◆ WRITTEN REQUEST ◆
Quote all lines below exactly. Images stay out.

◆ INFORMATION SHOWN ◆
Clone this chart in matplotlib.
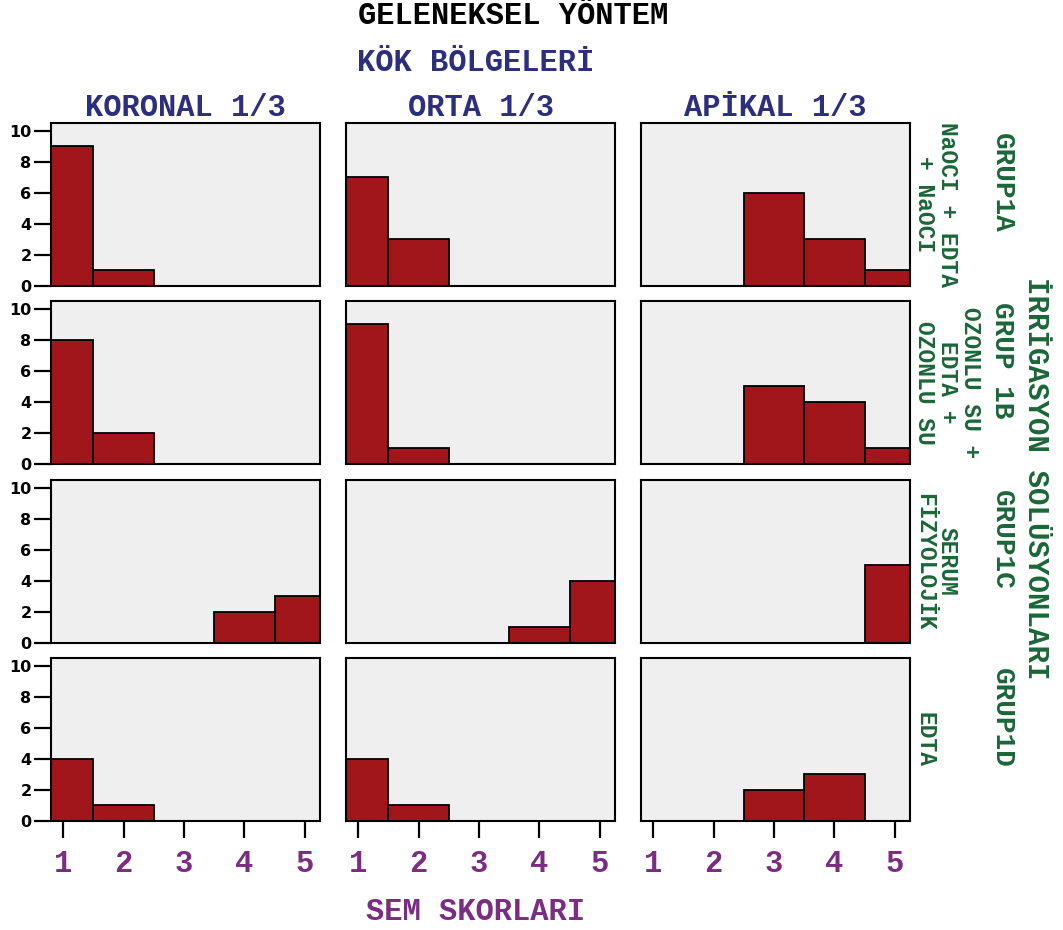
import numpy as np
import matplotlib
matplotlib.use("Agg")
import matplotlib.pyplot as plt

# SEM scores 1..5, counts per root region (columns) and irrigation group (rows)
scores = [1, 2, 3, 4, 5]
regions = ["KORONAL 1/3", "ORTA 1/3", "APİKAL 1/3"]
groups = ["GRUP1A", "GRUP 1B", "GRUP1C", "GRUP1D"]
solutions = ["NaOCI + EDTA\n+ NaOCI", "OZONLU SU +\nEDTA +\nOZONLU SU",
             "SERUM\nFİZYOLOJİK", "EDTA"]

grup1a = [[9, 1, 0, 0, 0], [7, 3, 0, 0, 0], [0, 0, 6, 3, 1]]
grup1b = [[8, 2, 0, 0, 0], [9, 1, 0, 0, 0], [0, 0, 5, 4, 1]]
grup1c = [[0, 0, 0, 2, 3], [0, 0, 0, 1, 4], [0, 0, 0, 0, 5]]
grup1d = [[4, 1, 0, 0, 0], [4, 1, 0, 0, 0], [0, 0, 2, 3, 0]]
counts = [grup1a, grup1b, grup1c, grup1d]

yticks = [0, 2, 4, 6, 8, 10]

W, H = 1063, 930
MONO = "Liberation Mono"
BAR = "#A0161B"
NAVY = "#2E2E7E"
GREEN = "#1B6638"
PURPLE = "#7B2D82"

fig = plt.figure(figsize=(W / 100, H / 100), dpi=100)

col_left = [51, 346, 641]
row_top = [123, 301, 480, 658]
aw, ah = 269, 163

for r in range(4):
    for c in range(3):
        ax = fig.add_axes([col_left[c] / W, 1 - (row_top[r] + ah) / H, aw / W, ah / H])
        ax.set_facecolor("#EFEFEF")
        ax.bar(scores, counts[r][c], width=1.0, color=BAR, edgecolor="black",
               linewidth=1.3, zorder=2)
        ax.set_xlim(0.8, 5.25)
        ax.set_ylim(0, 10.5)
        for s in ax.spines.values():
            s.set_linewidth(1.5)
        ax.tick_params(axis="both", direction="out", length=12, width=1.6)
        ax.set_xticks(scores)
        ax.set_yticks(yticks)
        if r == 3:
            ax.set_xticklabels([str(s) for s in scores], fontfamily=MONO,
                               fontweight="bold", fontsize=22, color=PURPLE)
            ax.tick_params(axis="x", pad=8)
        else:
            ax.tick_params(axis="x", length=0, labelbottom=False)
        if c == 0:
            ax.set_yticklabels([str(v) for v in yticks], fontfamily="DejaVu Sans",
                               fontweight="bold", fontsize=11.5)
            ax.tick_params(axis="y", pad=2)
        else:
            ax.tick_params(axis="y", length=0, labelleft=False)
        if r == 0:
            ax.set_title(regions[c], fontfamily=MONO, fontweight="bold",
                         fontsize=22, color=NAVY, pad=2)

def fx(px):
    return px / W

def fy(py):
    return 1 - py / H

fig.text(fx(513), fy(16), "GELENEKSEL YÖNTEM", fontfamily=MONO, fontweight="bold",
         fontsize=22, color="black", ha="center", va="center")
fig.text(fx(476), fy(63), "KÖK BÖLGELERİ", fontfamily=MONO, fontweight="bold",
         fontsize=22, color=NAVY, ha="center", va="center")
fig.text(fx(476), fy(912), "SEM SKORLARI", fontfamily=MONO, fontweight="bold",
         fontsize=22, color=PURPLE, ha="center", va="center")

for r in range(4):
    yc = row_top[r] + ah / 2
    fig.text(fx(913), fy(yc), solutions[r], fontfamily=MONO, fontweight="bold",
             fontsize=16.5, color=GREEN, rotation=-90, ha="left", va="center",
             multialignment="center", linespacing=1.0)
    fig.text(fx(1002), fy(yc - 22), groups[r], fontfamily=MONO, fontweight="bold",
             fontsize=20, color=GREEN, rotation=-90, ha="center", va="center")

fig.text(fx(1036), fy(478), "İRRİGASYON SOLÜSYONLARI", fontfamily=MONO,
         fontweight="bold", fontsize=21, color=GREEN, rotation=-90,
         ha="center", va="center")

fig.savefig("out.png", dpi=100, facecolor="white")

◆ SOLUTION ◆
Clone this chart in matplotlib.
import numpy as np
import matplotlib
matplotlib.use("Agg")
import matplotlib.pyplot as plt

# SEM scores 1..5, counts per root region (columns) and irrigation group (rows)
scores = [1, 2, 3, 4, 5]
regions = ["KORONAL 1/3", "ORTA 1/3", "APİKAL 1/3"]
groups = ["GRUP1A", "GRUP 1B", "GRUP1C", "GRUP1D"]
solutions = ["NaOCI + EDTA\n+ NaOCI", "OZONLU SU +\nEDTA +\nOZONLU SU",
             "SERUM\nFİZYOLOJİK", "EDTA"]

grup1a = [[9, 1, 0, 0, 0], [7, 3, 0, 0, 0], [0, 0, 6, 3, 1]]
grup1b = [[8, 2, 0, 0, 0], [9, 1, 0, 0, 0], [0, 0, 5, 4, 1]]
grup1c = [[0, 0, 0, 2, 3], [0, 0, 0, 1, 4], [0, 0, 0, 0, 5]]
grup1d = [[4, 1, 0, 0, 0], [4, 1, 0, 0, 0], [0, 0, 2, 3, 0]]
counts = [grup1a, grup1b, grup1c, grup1d]

yticks = [0, 2, 4, 6, 8, 10]

W, H = 1063, 930
MONO = "Liberation Mono"
BAR = "#A0161B"
NAVY = "#2E2E7E"
GREEN = "#1B6638"
PURPLE = "#7B2D82"

fig = plt.figure(figsize=(W / 100, H / 100), dpi=100)

col_left = [51, 346, 641]
row_top = [123, 301, 480, 658]
aw, ah = 269, 163

for r in range(4):
    for c in range(3):
        ax = fig.add_axes([col_left[c] / W, 1 - (row_top[r] + ah) / H, aw / W, ah / H])
        ax.set_facecolor("#EFEFEF")
        ax.bar(scores, counts[r][c], width=1.0, color=BAR, edgecolor="black",
               linewidth=1.3, zorder=2)
        ax.set_xlim(0.8, 5.25)
        ax.set_ylim(0, 10.5)
        for s in ax.spines.values():
            s.set_linewidth(1.5)
        ax.tick_params(axis="both", direction="out", length=12, width=1.6)
        ax.set_xticks(scores)
        ax.set_yticks(yticks)
        if r == 3:
            ax.set_xticklabels([str(s) for s in scores], fontfamily=MONO,
                               fontweight="bold", fontsize=22, color=PURPLE)
            ax.tick_params(axis="x", pad=8)
        else:
            ax.tick_params(axis="x", length=0, labelbottom=False)
        if c == 0:
            ax.set_yticklabels([str(v) for v in yticks], fontfamily="DejaVu Sans",
                               fontweight="bold", fontsize=11.5)
            ax.tick_params(axis="y", pad=2)
        else:
            ax.tick_params(axis="y", length=0, labelleft=False)
        if r == 0:
            ax.set_title(regions[c], fontfamily=MONO, fontweight="bold",
                         fontsize=22, color=NAVY, pad=2)

def fx(px):
    return px / W

def fy(py):
    return 1 - py / H

fig.text(fx(513), fy(16), "GELENEKSEL YÖNTEM", fontfamily=MONO, fontweight="bold",
         fontsize=22, color="black", ha="center", va="center")
fig.text(fx(476), fy(63), "KÖK BÖLGELERİ", fontfamily=MONO, fontweight="bold",
         fontsize=22, color=NAVY, ha="center", va="center")
fig.text(fx(476), fy(912), "SEM SKORLARI", fontfamily=MONO, fontweight="bold",
         fontsize=22, color=PURPLE, ha="center", va="center")

for r in range(4):
    yc = row_top[r] + ah / 2
    fig.text(fx(913), fy(yc), solutions[r], fontfamily=MONO, fontweight="bold",
             fontsize=16.5, color=GREEN, rotation=-90, ha="left", va="center",
             multialignment="center", linespacing=1.0)
    fig.text(fx(1002), fy(yc - 22), groups[r], fontfamily=MONO, fontweight="bold",
             fontsize=20, color=GREEN, rotation=-90, ha="center", va="center")

fig.text(fx(1036), fy(478), "İRRİGASYON SOLÜSYONLARI", fontfamily=MONO,
         fontweight="bold", fontsize=21, color=GREEN, rotation=-90,
         ha="center", va="center")

fig.savefig("out.png", dpi=100, facecolor="white")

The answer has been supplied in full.